## Begin

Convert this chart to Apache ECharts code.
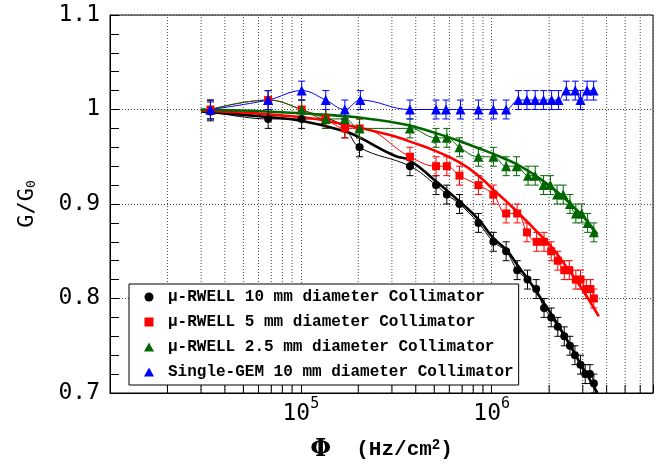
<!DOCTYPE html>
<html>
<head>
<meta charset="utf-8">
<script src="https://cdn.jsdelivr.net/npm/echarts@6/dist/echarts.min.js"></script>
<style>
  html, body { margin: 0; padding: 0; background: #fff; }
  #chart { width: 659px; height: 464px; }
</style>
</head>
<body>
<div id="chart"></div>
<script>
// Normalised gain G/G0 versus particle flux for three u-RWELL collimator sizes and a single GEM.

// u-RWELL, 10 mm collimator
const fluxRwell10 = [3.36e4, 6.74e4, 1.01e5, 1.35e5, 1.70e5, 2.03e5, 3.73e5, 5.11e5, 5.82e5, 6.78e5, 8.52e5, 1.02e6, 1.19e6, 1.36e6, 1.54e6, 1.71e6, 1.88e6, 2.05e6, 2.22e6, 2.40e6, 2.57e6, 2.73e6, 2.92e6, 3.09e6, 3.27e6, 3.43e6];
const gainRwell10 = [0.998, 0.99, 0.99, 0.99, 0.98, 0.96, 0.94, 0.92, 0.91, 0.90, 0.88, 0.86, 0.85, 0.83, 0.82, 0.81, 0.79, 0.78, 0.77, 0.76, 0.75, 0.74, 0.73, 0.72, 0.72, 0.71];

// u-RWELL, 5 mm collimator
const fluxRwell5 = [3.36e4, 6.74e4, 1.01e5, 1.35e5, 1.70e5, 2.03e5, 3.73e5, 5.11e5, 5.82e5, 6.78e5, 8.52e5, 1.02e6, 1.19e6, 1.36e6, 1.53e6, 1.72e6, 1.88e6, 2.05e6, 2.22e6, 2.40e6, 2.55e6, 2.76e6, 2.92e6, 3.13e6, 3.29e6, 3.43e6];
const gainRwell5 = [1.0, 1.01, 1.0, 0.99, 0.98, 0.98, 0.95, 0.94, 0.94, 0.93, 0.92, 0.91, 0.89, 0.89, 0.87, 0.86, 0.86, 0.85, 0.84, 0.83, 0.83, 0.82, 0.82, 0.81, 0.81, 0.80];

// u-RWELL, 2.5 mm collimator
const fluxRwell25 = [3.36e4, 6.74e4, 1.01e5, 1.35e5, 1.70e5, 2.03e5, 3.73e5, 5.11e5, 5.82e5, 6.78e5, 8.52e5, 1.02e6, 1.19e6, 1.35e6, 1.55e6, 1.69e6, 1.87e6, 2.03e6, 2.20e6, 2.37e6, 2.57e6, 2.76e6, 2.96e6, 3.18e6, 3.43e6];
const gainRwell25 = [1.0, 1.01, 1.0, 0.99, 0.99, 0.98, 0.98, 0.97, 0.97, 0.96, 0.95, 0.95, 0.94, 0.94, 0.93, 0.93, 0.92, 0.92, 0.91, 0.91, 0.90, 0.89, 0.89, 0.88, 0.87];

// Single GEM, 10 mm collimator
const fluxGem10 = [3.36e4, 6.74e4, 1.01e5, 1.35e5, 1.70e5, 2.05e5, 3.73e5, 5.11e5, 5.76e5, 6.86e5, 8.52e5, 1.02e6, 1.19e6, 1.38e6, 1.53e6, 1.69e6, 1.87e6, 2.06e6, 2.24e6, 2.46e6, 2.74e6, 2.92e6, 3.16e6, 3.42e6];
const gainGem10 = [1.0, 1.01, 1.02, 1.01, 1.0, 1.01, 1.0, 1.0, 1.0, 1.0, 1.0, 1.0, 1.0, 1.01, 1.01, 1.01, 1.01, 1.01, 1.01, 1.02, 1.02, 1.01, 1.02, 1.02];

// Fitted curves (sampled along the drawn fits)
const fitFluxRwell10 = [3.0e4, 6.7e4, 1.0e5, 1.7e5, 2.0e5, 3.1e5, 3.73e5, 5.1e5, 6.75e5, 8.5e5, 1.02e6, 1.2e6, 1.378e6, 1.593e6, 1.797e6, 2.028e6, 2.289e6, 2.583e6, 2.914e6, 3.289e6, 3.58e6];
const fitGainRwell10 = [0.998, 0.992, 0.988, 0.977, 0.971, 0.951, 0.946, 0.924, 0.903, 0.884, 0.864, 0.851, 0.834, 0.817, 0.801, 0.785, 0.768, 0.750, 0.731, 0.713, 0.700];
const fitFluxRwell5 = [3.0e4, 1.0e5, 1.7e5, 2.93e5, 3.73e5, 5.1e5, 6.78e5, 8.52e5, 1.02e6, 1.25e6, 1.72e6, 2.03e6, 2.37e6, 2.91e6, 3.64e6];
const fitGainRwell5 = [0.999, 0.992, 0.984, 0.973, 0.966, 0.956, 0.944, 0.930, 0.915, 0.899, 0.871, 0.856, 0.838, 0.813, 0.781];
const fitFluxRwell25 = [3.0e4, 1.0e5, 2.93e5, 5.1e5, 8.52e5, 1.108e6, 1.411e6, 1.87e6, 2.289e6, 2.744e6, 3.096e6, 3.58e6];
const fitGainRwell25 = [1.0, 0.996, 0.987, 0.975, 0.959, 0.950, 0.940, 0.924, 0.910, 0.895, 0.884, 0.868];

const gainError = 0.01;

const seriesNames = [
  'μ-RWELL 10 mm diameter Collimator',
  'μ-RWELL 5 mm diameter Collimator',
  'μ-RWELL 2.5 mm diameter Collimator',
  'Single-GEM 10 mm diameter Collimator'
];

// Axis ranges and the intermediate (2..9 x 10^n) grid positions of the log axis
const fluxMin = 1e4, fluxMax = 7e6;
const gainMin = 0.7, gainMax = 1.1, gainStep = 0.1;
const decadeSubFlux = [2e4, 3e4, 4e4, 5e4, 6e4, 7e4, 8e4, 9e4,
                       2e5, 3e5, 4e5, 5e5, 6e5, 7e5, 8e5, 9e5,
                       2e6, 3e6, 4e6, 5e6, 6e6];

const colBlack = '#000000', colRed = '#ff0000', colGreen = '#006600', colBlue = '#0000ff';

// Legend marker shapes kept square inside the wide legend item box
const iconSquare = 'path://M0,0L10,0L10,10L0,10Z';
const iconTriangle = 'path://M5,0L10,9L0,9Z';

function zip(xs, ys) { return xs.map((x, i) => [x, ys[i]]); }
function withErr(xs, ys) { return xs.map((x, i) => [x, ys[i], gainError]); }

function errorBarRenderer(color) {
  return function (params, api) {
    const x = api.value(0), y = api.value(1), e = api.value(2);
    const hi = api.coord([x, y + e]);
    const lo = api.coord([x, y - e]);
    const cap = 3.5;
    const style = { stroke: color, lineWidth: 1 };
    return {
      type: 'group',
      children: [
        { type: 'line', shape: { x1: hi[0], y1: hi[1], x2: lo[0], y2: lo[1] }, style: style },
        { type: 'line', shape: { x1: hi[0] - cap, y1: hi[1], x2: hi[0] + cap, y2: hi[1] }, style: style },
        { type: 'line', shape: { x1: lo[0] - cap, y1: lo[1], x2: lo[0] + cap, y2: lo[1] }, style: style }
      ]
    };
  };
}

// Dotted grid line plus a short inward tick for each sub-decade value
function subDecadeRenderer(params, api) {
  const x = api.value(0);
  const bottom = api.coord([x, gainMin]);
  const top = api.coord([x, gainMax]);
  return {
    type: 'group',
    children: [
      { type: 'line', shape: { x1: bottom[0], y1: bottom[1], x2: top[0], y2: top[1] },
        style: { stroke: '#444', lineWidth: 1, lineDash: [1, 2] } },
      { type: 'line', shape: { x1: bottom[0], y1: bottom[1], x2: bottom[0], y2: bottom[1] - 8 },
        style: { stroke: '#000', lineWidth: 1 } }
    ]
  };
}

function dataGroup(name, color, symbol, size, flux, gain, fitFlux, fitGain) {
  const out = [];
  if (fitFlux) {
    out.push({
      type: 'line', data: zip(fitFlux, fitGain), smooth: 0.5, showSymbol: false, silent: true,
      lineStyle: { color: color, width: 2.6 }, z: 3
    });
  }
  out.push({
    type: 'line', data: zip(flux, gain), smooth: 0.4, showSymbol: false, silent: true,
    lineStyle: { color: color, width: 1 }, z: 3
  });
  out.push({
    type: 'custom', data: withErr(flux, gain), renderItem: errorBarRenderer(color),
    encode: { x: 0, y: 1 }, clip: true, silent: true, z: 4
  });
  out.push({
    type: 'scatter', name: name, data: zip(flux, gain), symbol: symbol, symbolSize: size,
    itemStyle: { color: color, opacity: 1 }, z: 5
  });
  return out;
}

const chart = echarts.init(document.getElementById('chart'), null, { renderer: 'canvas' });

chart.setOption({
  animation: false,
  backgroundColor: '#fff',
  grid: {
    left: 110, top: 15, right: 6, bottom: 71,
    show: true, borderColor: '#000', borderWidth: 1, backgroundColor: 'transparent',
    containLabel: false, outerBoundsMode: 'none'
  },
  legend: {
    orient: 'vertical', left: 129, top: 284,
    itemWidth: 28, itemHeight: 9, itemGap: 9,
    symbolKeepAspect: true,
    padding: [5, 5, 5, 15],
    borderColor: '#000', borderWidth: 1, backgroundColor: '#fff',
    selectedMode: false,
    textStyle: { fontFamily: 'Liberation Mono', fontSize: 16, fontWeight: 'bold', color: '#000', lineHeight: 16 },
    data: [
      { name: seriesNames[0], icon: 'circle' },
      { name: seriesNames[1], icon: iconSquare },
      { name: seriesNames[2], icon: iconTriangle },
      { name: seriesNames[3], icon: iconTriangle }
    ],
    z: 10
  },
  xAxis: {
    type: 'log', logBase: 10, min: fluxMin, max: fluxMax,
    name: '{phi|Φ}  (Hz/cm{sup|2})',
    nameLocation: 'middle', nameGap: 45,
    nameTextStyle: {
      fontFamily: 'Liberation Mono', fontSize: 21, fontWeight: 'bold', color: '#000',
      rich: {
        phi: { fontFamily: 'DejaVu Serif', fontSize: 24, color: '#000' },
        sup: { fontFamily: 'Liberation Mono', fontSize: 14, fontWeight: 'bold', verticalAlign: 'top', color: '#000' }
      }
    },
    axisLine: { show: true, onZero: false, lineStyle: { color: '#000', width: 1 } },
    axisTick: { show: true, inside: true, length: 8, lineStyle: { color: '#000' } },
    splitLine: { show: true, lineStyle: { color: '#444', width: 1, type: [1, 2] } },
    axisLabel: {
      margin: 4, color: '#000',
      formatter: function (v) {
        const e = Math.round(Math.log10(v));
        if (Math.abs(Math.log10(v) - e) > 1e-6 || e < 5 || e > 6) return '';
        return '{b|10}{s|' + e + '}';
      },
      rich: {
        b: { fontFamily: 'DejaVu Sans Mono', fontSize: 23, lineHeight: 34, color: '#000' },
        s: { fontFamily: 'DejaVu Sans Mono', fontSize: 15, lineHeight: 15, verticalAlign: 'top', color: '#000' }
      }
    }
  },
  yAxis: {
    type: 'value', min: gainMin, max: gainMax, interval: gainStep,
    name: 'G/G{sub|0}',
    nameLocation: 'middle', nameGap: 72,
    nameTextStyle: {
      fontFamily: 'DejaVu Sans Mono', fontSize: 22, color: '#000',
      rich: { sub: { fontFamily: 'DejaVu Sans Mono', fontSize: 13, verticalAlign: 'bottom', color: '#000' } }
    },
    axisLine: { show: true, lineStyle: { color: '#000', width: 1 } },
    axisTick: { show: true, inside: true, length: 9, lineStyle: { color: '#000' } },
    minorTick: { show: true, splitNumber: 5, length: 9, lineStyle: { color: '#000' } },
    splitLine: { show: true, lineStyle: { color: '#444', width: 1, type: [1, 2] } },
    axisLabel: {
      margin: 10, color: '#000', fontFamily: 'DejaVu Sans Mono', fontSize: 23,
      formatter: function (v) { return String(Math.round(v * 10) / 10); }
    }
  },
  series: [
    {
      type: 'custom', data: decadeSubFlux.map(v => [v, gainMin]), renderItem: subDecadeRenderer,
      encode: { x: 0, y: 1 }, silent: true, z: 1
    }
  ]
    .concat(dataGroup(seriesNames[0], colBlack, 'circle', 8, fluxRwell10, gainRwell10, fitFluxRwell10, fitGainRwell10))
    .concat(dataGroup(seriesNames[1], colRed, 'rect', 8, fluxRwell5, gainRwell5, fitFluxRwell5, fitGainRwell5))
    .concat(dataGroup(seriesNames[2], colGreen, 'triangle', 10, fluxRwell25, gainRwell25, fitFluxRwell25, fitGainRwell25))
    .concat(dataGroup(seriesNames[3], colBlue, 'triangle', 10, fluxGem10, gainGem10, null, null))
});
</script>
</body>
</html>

## End

» **Work instructions**:
Give again, exactly, the lines from the start of the data through the one holding "0.81, 0.81, 0.80];"; omit the pictures.

» **The response**:
Convert this chart to Apache ECharts code.
<!DOCTYPE html>
<html>
<head>
<meta charset="utf-8">
<script src="https://cdn.jsdelivr.net/npm/echarts@6/dist/echarts.min.js"></script>
<style>
  html, body { margin: 0; padding: 0; background: #fff; }
  #chart { width: 659px; height: 464px; }
</style>
</head>
<body>
<div id="chart"></div>
<script>
// Normalised gain G/G0 versus particle flux for three u-RWELL collimator sizes and a single GEM.

// u-RWELL, 10 mm collimator
const fluxRwell10 = [3.36e4, 6.74e4, 1.01e5, 1.35e5, 1.70e5, 2.03e5, 3.73e5, 5.11e5, 5.82e5, 6.78e5, 8.52e5, 1.02e6, 1.19e6, 1.36e6, 1.54e6, 1.71e6, 1.88e6, 2.05e6, 2.22e6, 2.40e6, 2.57e6, 2.73e6, 2.92e6, 3.09e6, 3.27e6, 3.43e6];
const gainRwell10 = [0.998, 0.99, 0.99, 0.99, 0.98, 0.96, 0.94, 0.92, 0.91, 0.90, 0.88, 0.86, 0.85, 0.83, 0.82, 0.81, 0.79, 0.78, 0.77, 0.76, 0.75, 0.74, 0.73, 0.72, 0.72, 0.71];

// u-RWELL, 5 mm collimator
const fluxRwell5 = [3.36e4, 6.74e4, 1.01e5, 1.35e5, 1.70e5, 2.03e5, 3.73e5, 5.11e5, 5.82e5, 6.78e5, 8.52e5, 1.02e6, 1.19e6, 1.36e6, 1.53e6, 1.72e6, 1.88e6, 2.05e6, 2.22e6, 2.40e6, 2.55e6, 2.76e6, 2.92e6, 3.13e6, 3.29e6, 3.43e6];
const gainRwell5 = [1.0, 1.01, 1.0, 0.99, 0.98, 0.98, 0.95, 0.94, 0.94, 0.93, 0.92, 0.91, 0.89, 0.89, 0.87, 0.86, 0.86, 0.85, 0.84, 0.83, 0.83, 0.82, 0.82, 0.81, 0.81, 0.80];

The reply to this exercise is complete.